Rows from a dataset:

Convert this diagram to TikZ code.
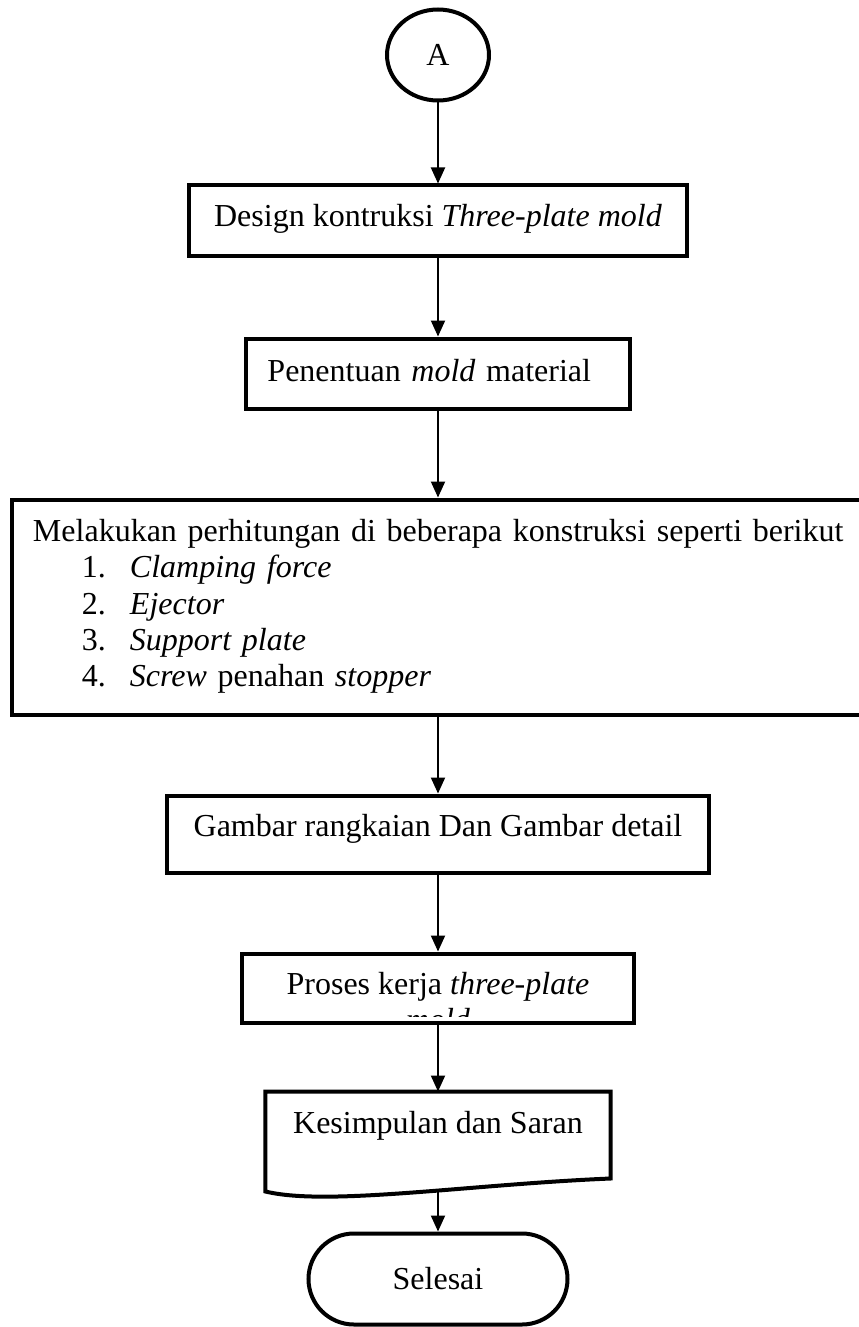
\documentclass[tikz,border=0pt]{standalone}
\usepackage{fontspec}
\setmainfont{Liberation Serif}
\usetikzlibrary{positioning,shapes.geometric,arrows.meta}
\begin{document}
\begin{tikzpicture}[font=\fontsize{24}{27.2}\selectfont, box/.style = {draw, line width=3pt, inner sep=0pt}, arr/.style = {-{Triangle[width=10.5pt,length=12pt]}, line width=1.5pt}]
    \useasboundingbox (-328.5pt,41.25pt) rectangle (315pt,-954pt);
    \node[box, ellipse, minimum width=76.5pt, minimum height=68.25pt] (A) at (0,0) {A};
    \node[box, minimum width=373.5pt, text height=30.75pt, text depth=21.75pt] (design) [below=60.75pt of A] {Design kontruksi \textit{Three-plate mold}};
    \node[box, text width=255.75pt, inner xsep=15.75pt, align=left, text height=32.25pt, text depth=20.25pt] (material) [below=59.25pt of design] {Penentuan \textit{mold} material};
    \node[box, text width=630pt, inner xsep=15.75pt, align=left, text height=31.5pt, text depth=129.75pt] (calc) [below=65.25pt of material, xshift=11.25pt] {Melakukan perhitungan di beberapa konstruksi seperti berikut\\
        \hspace*{36.75pt}\makebox[36pt][l]{1.}\textit{Clamping force}\\
        \hspace*{36.75pt}\makebox[36pt][l]{2.}\textit{Ejector}\\
        \hspace*{36.75pt}\makebox[36pt][l]{3.}\textit{Support plate}\\
        \hspace*{36.75pt}\makebox[36pt][l]{4.}\textit{Screw} penahan \textit{stopper}};
    \node[box, minimum width=405.75pt, text height=30.75pt, text depth=27pt] (gambar) [below=57.75pt of calc, xshift=-11.25pt] {Gambar rangkaian Dan Gambar detail};
    \node[box, minimum width=293.25pt, text height=30.75pt, text depth=21pt] (proses) [below=57.75pt of gambar] {Proses kerja \textit{three-plate}};
    %clipped second line
    \begin{scope}
        \clip ([shift={(3pt,6pt)}]proses.south west) rectangle ([shift={(-3pt,-3pt)}]proses.north east);
        \node[anchor=base, inner sep=0pt] (mold) at ([yshift=-27pt]proses.base) {\textit{mold}};
    \end{scope}
    \node[inner sep=0pt, outer sep=0pt, minimum width=258.75pt, text height=31.5pt, text depth=43.5pt] (kes) [below=50.25pt of proses] {Kesimpulan dan Saran};
    \draw[line width=3pt] (kes.south west) -- (kes.north west) -- (kes.north east) -- ([yshift=9.75pt]kes.south east) .. controls +(-107.25pt,-4.5pt) and +(46.5pt,-11.25pt) .. (kes.south west) -- cycle;
    \node[box, rounded corners=34.125pt, minimum width=194.25pt, text height=42pt, text depth=26.25pt] (sel) [below=30pt of kes] {Selesai};
    \draw[arr] (A) -- (design);
    \draw[arr] (design) -- (material);
    \draw[arr] (material) -- (material |- calc.north);
    \draw[arr] (gambar |- calc.south) -- (gambar);
    \draw[arr] (gambar) -- (proses);
    \draw[arr] (proses) -- (kes);
    \draw[arr] (kes) -- (sel);
\end{tikzpicture}
\end{document}
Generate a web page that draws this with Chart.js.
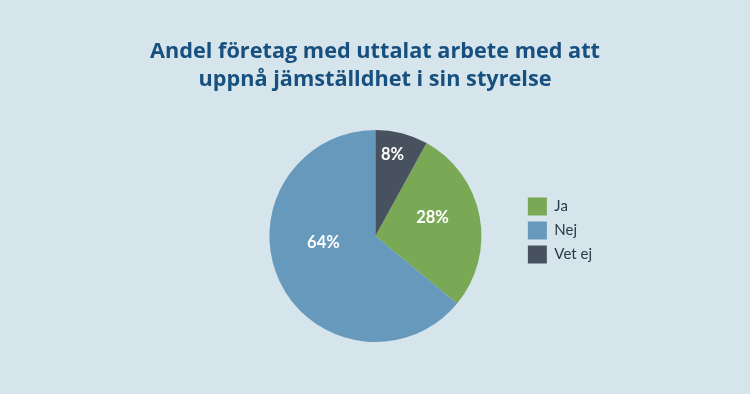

Stated goal:
Return each line exactly as written. Any picture gets left out.

Solution below:
Convert this diagram to TikZ code.
\documentclass[tikz,border=0pt]{standalone}
\usepackage{fontspec}
\setmainfont{Liberation Serif}
\usetikzlibrary{positioning,shapes.geometric,arrows.meta}
\begin{document}
\begin{tikzpicture}[font=\fontsize{24}{27.2}\selectfont, box/.style = {draw, line width=3pt, inner sep=0pt}, arr/.style = {-{Triangle[width=10.5pt,length=12pt]}, line width=1.5pt}]
    \useasboundingbox (-328.5pt,41.25pt) rectangle (315pt,-954pt);
    \node[box, ellipse, minimum width=76.5pt, minimum height=68.25pt] (A) at (0,0) {A};
    \node[box, minimum width=373.5pt, text height=30.75pt, text depth=21.75pt] (design) [below=60.75pt of A] {Design kontruksi \textit{Three-plate mold}};
    \node[box, text width=255.75pt, inner xsep=15.75pt, align=left, text height=32.25pt, text depth=20.25pt] (material) [below=59.25pt of design] {Penentuan \textit{mold} material};
    \node[box, text width=630pt, inner xsep=15.75pt, align=left, text height=31.5pt, text depth=129.75pt] (calc) [below=65.25pt of material, xshift=11.25pt] {Melakukan perhitungan di beberapa konstruksi seperti berikut\\
        \hspace*{36.75pt}\makebox[36pt][l]{1.}\textit{Clamping force}\\
        \hspace*{36.75pt}\makebox[36pt][l]{2.}\textit{Ejector}\\
        \hspace*{36.75pt}\makebox[36pt][l]{3.}\textit{Support plate}\\
        \hspace*{36.75pt}\makebox[36pt][l]{4.}\textit{Screw} penahan \textit{stopper}};
    \node[box, minimum width=405.75pt, text height=30.75pt, text depth=27pt] (gambar) [below=57.75pt of calc, xshift=-11.25pt] {Gambar rangkaian Dan Gambar detail};
    \node[box, minimum width=293.25pt, text height=30.75pt, text depth=21pt] (proses) [below=57.75pt of gambar] {Proses kerja \textit{three-plate}};
    %clipped second line
    \begin{scope}
        \clip ([shift={(3pt,6pt)}]proses.south west) rectangle ([shift={(-3pt,-3pt)}]proses.north east);
        \node[anchor=base, inner sep=0pt] (mold) at ([yshift=-27pt]proses.base) {\textit{mold}};
    \end{scope}
    \node[inner sep=0pt, outer sep=0pt, minimum width=258.75pt, text height=31.5pt, text depth=43.5pt] (kes) [below=50.25pt of proses] {Kesimpulan dan Saran};
    \draw[line width=3pt] (kes.south west) -- (kes.north west) -- (kes.north east) -- ([yshift=9.75pt]kes.south east) .. controls +(-107.25pt,-4.5pt) and +(46.5pt,-11.25pt) .. (kes.south west) -- cycle;
    \node[box, rounded corners=34.125pt, minimum width=194.25pt, text height=42pt, text depth=26.25pt] (sel) [below=30pt of kes] {Selesai};
    \draw[arr] (A) -- (design);
    \draw[arr] (design) -- (material);
    \draw[arr] (material) -- (material |- calc.north);
    \draw[arr] (gambar |- calc.south) -- (gambar);
    \draw[arr] (gambar) -- (proses);
    \draw[arr] (proses) -- (kes);
    \draw[arr] (kes) -- (sel);
\end{tikzpicture}
\end{document}
Generate a web page that draws this with Chart.js.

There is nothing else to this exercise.